Supplied material >>
▶

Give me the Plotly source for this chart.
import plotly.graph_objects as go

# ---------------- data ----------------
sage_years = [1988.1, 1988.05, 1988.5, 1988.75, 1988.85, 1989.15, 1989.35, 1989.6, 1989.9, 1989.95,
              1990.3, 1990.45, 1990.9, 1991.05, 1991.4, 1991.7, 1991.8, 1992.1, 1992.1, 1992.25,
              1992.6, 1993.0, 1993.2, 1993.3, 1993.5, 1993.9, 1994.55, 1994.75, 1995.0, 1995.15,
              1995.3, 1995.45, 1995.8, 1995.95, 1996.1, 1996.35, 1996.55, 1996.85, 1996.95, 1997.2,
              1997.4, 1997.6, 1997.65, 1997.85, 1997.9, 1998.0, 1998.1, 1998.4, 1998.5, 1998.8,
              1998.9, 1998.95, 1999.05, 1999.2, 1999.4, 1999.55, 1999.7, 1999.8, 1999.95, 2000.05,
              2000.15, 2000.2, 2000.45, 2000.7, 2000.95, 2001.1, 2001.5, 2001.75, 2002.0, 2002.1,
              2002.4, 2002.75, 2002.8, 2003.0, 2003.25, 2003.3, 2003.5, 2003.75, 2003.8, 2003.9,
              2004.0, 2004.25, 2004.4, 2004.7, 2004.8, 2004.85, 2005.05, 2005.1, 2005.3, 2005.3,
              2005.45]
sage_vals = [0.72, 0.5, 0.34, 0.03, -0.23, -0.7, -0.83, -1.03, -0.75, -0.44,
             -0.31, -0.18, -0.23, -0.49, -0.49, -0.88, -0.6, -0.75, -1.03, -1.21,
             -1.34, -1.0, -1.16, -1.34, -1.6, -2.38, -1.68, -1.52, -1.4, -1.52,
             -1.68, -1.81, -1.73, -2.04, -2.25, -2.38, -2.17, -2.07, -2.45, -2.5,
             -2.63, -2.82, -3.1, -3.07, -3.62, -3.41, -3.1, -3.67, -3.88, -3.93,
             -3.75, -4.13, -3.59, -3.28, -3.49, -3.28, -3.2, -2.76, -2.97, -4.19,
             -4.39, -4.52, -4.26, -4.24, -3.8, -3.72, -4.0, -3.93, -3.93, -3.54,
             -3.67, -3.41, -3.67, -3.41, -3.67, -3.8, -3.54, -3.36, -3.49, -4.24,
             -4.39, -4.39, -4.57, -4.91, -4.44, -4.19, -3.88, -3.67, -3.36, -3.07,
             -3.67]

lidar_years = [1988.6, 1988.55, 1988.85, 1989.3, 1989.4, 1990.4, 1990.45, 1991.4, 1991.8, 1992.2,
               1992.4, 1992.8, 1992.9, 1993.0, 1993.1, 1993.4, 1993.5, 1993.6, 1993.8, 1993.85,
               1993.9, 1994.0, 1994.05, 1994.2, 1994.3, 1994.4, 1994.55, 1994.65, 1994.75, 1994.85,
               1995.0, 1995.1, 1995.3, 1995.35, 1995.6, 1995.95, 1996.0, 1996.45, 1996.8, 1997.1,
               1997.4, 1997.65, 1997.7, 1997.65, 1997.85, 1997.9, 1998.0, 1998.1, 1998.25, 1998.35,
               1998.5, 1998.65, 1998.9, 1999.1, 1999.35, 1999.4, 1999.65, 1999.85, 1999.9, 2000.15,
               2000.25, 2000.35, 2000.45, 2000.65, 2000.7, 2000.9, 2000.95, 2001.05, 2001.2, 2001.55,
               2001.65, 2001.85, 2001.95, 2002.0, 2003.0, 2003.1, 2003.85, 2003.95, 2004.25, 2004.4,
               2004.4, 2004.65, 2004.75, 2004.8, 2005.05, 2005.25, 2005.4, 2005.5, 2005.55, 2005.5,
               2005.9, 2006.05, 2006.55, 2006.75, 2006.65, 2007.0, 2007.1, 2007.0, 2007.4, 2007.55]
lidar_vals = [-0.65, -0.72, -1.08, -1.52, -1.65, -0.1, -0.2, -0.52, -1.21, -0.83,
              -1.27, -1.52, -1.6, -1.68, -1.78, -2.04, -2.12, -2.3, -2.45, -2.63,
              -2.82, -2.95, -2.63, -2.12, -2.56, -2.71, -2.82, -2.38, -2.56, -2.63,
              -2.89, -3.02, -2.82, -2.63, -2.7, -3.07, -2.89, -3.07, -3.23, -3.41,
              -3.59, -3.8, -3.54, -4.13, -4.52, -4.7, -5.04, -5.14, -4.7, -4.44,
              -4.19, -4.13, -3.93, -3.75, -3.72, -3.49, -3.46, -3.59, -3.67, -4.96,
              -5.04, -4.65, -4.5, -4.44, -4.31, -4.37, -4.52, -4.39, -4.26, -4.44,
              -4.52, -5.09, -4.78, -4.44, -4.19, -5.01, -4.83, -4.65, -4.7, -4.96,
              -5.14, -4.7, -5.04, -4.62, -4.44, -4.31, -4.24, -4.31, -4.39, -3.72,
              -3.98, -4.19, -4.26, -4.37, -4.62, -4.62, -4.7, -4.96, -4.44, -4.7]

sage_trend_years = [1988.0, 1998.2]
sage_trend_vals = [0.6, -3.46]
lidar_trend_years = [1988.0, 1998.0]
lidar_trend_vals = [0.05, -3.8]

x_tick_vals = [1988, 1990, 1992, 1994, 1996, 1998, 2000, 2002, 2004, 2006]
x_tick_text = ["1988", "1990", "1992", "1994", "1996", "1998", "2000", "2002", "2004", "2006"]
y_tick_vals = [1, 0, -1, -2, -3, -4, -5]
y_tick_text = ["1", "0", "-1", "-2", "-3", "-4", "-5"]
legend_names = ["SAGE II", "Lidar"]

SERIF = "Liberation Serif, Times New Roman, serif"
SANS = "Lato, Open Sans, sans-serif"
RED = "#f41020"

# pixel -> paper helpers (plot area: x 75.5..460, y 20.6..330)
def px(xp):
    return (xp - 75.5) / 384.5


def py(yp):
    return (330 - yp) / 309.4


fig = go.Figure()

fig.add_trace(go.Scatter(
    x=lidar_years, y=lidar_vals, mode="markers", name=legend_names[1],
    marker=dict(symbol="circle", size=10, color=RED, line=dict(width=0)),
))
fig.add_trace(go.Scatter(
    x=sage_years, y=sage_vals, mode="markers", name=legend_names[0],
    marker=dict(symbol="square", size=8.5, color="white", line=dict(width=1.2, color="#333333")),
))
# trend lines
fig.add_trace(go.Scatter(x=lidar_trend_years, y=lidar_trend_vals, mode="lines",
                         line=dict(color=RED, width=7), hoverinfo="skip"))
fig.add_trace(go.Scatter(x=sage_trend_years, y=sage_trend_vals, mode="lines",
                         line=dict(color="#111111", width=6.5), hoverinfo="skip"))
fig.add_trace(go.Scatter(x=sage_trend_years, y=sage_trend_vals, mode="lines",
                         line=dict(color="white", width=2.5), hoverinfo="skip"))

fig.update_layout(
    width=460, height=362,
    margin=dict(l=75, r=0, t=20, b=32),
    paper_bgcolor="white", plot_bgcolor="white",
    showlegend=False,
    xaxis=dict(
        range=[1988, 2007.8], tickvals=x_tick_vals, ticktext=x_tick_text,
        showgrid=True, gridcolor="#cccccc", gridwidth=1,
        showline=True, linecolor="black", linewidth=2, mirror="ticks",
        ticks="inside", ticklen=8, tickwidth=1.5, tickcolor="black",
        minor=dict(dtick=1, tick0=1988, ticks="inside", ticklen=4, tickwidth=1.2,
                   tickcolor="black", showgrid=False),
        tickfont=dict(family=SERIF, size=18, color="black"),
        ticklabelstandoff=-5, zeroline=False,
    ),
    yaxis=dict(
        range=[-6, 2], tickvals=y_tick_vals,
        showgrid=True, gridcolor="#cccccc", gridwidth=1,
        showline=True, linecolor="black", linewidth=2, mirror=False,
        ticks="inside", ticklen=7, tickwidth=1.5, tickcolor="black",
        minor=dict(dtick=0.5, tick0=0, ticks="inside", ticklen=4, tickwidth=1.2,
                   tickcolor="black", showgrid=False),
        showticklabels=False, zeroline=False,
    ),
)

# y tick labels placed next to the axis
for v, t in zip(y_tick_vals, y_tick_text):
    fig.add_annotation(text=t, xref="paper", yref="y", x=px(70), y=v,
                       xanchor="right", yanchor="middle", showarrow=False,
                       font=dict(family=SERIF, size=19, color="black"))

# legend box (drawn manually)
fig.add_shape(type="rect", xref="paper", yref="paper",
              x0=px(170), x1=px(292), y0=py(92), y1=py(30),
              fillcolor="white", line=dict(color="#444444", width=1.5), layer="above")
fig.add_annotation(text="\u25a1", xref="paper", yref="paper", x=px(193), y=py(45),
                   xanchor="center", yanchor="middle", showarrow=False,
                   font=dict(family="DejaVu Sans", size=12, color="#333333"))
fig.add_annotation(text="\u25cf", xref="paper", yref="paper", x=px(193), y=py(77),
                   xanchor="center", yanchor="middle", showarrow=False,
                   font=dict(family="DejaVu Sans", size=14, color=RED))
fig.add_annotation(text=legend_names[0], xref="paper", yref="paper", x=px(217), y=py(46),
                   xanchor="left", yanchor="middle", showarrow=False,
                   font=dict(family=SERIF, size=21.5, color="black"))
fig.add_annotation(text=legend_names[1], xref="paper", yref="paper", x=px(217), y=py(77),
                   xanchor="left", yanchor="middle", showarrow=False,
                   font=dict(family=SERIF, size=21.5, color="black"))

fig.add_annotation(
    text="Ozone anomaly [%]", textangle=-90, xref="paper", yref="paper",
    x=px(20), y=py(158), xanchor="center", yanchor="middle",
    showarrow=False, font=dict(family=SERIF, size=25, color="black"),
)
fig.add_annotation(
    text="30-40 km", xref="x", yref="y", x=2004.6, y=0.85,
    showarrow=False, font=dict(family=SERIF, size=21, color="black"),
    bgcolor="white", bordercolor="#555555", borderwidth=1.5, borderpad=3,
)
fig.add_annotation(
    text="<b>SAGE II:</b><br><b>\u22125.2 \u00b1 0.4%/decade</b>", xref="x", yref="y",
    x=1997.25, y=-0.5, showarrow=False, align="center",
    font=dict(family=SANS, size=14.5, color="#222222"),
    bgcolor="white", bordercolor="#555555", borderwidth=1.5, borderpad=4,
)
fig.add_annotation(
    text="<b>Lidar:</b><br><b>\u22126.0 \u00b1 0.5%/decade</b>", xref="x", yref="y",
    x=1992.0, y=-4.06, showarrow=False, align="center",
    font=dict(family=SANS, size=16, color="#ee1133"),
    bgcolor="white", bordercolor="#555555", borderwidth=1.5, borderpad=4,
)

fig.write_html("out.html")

◀
▶

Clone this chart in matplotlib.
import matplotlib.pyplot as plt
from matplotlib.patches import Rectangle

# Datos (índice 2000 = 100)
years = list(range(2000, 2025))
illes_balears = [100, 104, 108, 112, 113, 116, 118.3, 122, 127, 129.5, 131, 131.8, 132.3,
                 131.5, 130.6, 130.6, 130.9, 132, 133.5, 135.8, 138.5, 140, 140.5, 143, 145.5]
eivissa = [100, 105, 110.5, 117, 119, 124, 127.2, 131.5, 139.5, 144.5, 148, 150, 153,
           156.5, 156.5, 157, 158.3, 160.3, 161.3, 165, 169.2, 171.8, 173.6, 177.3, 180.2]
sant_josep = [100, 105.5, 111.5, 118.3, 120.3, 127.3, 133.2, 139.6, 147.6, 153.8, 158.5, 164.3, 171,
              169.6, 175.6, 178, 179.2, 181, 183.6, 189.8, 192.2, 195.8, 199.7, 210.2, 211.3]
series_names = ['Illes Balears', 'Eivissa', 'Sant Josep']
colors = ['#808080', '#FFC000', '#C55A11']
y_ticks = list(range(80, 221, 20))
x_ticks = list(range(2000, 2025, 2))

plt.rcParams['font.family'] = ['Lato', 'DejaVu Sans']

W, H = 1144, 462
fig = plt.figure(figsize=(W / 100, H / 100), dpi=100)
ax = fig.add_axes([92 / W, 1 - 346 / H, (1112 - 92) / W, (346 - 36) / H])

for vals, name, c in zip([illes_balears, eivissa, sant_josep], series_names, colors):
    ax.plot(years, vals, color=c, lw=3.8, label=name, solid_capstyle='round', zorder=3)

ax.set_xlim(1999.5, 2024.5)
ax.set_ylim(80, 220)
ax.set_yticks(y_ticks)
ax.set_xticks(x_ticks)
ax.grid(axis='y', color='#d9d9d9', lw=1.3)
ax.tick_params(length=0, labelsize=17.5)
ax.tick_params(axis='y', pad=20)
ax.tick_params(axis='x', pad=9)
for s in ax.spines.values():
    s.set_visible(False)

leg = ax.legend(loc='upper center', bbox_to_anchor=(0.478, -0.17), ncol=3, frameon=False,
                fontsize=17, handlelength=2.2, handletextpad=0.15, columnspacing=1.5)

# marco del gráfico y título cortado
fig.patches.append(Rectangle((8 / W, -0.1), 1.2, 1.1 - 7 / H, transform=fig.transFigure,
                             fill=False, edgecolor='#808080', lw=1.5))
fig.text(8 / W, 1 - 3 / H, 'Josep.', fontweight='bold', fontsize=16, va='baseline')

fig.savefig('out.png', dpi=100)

◀
▶

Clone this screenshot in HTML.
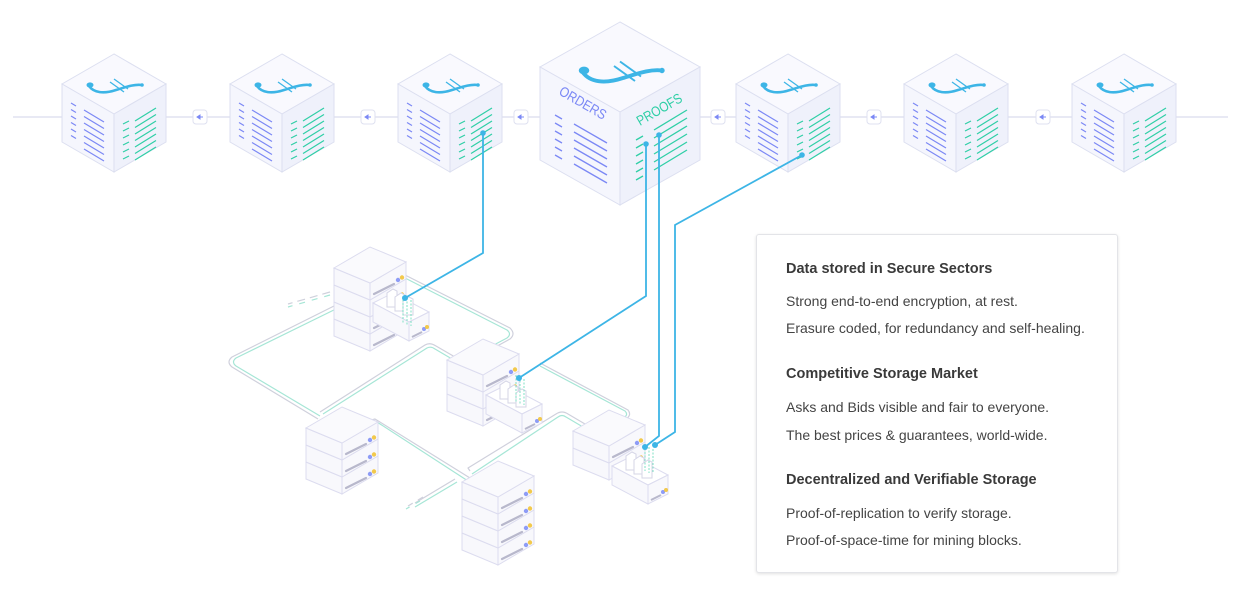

◀

Your instructions >> Above are records; repeat only the lines starting at the line with "Clone this chart in matplotlib." and ending at the line with "label=name, solid_capstyle='round', zorder=3)", exactly as they appear, both included.

Full response >>
Clone this chart in matplotlib.
import matplotlib.pyplot as plt
from matplotlib.patches import Rectangle

# Datos (índice 2000 = 100)
years = list(range(2000, 2025))
illes_balears = [100, 104, 108, 112, 113, 116, 118.3, 122, 127, 129.5, 131, 131.8, 132.3,
                 131.5, 130.6, 130.6, 130.9, 132, 133.5, 135.8, 138.5, 140, 140.5, 143, 145.5]
eivissa = [100, 105, 110.5, 117, 119, 124, 127.2, 131.5, 139.5, 144.5, 148, 150, 153,
           156.5, 156.5, 157, 158.3, 160.3, 161.3, 165, 169.2, 171.8, 173.6, 177.3, 180.2]
sant_josep = [100, 105.5, 111.5, 118.3, 120.3, 127.3, 133.2, 139.6, 147.6, 153.8, 158.5, 164.3, 171,
              169.6, 175.6, 178, 179.2, 181, 183.6, 189.8, 192.2, 195.8, 199.7, 210.2, 211.3]
series_names = ['Illes Balears', 'Eivissa', 'Sant Josep']
colors = ['#808080', '#FFC000', '#C55A11']
y_ticks = list(range(80, 221, 20))
x_ticks = list(range(2000, 2025, 2))

plt.rcParams['font.family'] = ['Lato', 'DejaVu Sans']

W, H = 1144, 462
fig = plt.figure(figsize=(W / 100, H / 100), dpi=100)
ax = fig.add_axes([92 / W, 1 - 346 / H, (1112 - 92) / W, (346 - 36) / H])

for vals, name, c in zip([illes_balears, eivissa, sant_josep], series_names, colors):
    ax.plot(years, vals, color=c, lw=3.8, label=name, solid_capstyle='round', zorder=3)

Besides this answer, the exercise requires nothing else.